Based on the component spectrum characteristics of the crude oil and primary formation water, the T2 component spectrum of residual free water and emulsified water in the crude oil can be separated to highlight the crude oil component spectrum and determine the location of the main component spectrum peaks of the crude oil. In water-wet rocks, the surface of crude oil and rock particles in the pores is isolated by capillary bound water, and the nuclear magnetic resonance relaxation of crude oil is mainly manifested as free relaxation[12]. The T2 spectral peak with a longer relaxation time is usually contributed by the hydrogen nucleus in the most movable light components of crude oil.

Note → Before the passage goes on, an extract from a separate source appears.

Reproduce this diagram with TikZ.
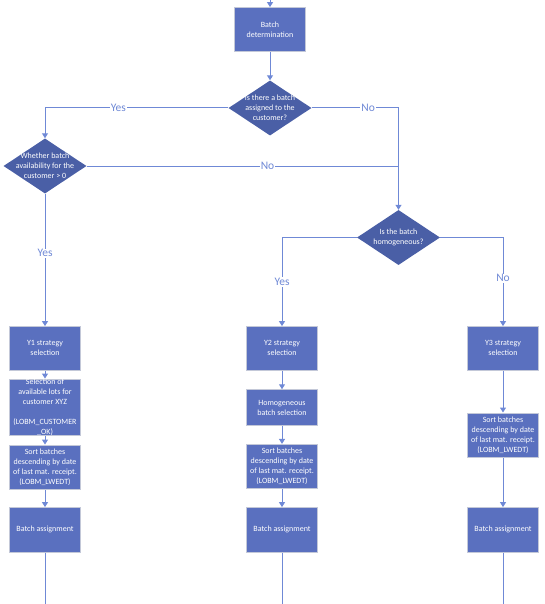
\documentclass[tikz,border=0pt]{standalone}
\usepackage{fontspec}
\setmainfont{Carlito}
\usetikzlibrary{arrows.meta,shapes.geometric}
\definecolor{boxfill}{HTML}{5A70BF}
\definecolor{boxline}{HTML}{C3C8D8}
\definecolor{decfill}{HTML}{4A5FA6}
\definecolor{conn}{HTML}{6F89D6}
\tikzset{
  procbox/.style={rectangle, draw=boxline, line width=1pt, fill=boxfill, text=white,
    minimum width=70.8pt, inner sep=0pt, align=center, font=\fontsize{8}{10}\selectfont},
  decshape/.style={diamond, fill=decfill, inner sep=0pt, minimum width=83pt, minimum height=55pt},
  dectext/.style={text=white, align=center, inner sep=0pt, font=\fontsize{8}{10}\selectfont},
  conline/.style={draw=conn, line width=1pt},
  arr/.style={conline, -{Triangle[width=6pt,length=5pt]}},
  lbl/.style={fill=white, text=conn, inner sep=1pt, font=\fontsize{11.5}{12}\selectfont}
}
\begin{document}
\begin{tikzpicture}[x=1pt,y=-1pt]
\useasboundingbox (0,0) rectangle (544,604);
% boxes
\node[procbox, minimum height=44.4pt] (bd) at (270,29.8) {Batch\\determination};
\node[decshape] (d1) at (270,108) {};
\node[dectext] (d1t) at (d1.center) {Is there a batch\\assigned to the\\customer?};
\node[decshape] (d2) at (45,166) {};
\node[dectext] (d2t) at (d2.center) {Whether batch\\availability for the\\customer > 0};
\node[decshape] (d3) at (398.5,237.5) {};
\node[dectext] (d3t) at (d3.center) {Is the batch\\homogeneous?};

\node[procbox, minimum height=43.4pt] (y1) at (45,348.3) {Y1 strategy\\selection};
\node[procbox, minimum height=56pt] (sel) at (45,407.4) {Selection of\\available lots for\\customer XYZ\\[10pt](LOBM\_CUSTOMER\\\_OK)};
\node[procbox, minimum height=44.5pt] (s1) at (45,467.3) {Sort batches\\descending by date\\of last mat. receipt.\\(LOBM\_LWEDT)};
\node[procbox, minimum height=44.4pt] (ba1) at (45,529.8) {Batch assignment};

\node[procbox, minimum height=43.4pt] (y2) at (282,348.3) {Y2 strategy\\selection};
\node[procbox, minimum height=35.5pt] (hom) at (282,407.5) {Homogeneous\\batch selection};
\node[procbox, minimum height=44.4pt] (s2) at (282,466.6) {Sort batches\\descending by date\\of last mat. receipt.\\(LOBM\_LWEDT)};
\node[procbox, minimum height=44.4pt] (ba2) at (282,529.8) {Batch assignment};

\node[procbox, minimum height=43.4pt] (y3) at (503,348.3) {Y3 strategy\\selection};
\node[procbox, minimum height=44pt] (s3) at (503,435) {Sort batches\\descending by date\\of last mat. receipt.\\(LOBM\_LWEDT)};
\node[procbox, minimum height=44.4pt] (ba3) at (503,529.8) {Batch assignment};

% free ends
\coordinate (top) at (270,0);
\coordinate (join) at (398.5,108);
\coordinate (join2) at (398.5,166);
\coordinate (e1) at (45,604);
\coordinate (e2) at (282,604);
\coordinate (e3) at (503,604);

% connectors
\draw[arr] (top) -- (bd.north);
\draw[arr] (bd.south) -- (d1.north);
\draw[arr] (d1.west) -| node[lbl, pos=0.3] {Yes} (d2.north);
\draw[arr] (d1.east) -- node[lbl, pos=0.65] {No} (join) -- (d3.north);
\draw[conline] (d2.east) -- node[lbl, pos=0.58] {No} (join2);
\draw[arr] (d2.south) -- node[lbl, pos=0.45] {Yes} (y1.north);
\draw[arr] (d3.west) -| node[lbl, pos=0.75] {Yes} (y2.north);
\draw[arr] (d3.east) -| node[lbl, pos=0.73] {No} (y3.north);

\draw[arr] (y1) -- (sel);
\draw[arr] (sel) -- (s1);
\draw[arr] (s1) -- (ba1);
\draw[arr] (y2) -- (hom);
\draw[arr] (hom) -- (s2);
\draw[arr] (s2) -- (ba2);
\draw[arr] (y3) -- (s3);
\draw[arr] (s3) -- (ba3);
\draw[conline] (ba1) -- (e1);
\draw[conline] (ba2) -- (e2);
\draw[conline] (ba3) -- (e3);
\end{tikzpicture}
\end{document}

The T2 spectral peak with a shorter relaxation time corresponds to the hydrogen nucleus in the heavy components with restricted motion in crude oil [11]. Excluding the component spectra of water in the T2 spectrum, oil samples from Chang 2, Chang 6 and Chang 7, all have two more obvious long relaxation component spectra (component 3 and component 4), only because of the different viscosity of the crude oil samples, they differ in distribution position. This phenomenon can be used to qualitatively identify the fluid properties in water-wet reservoirs.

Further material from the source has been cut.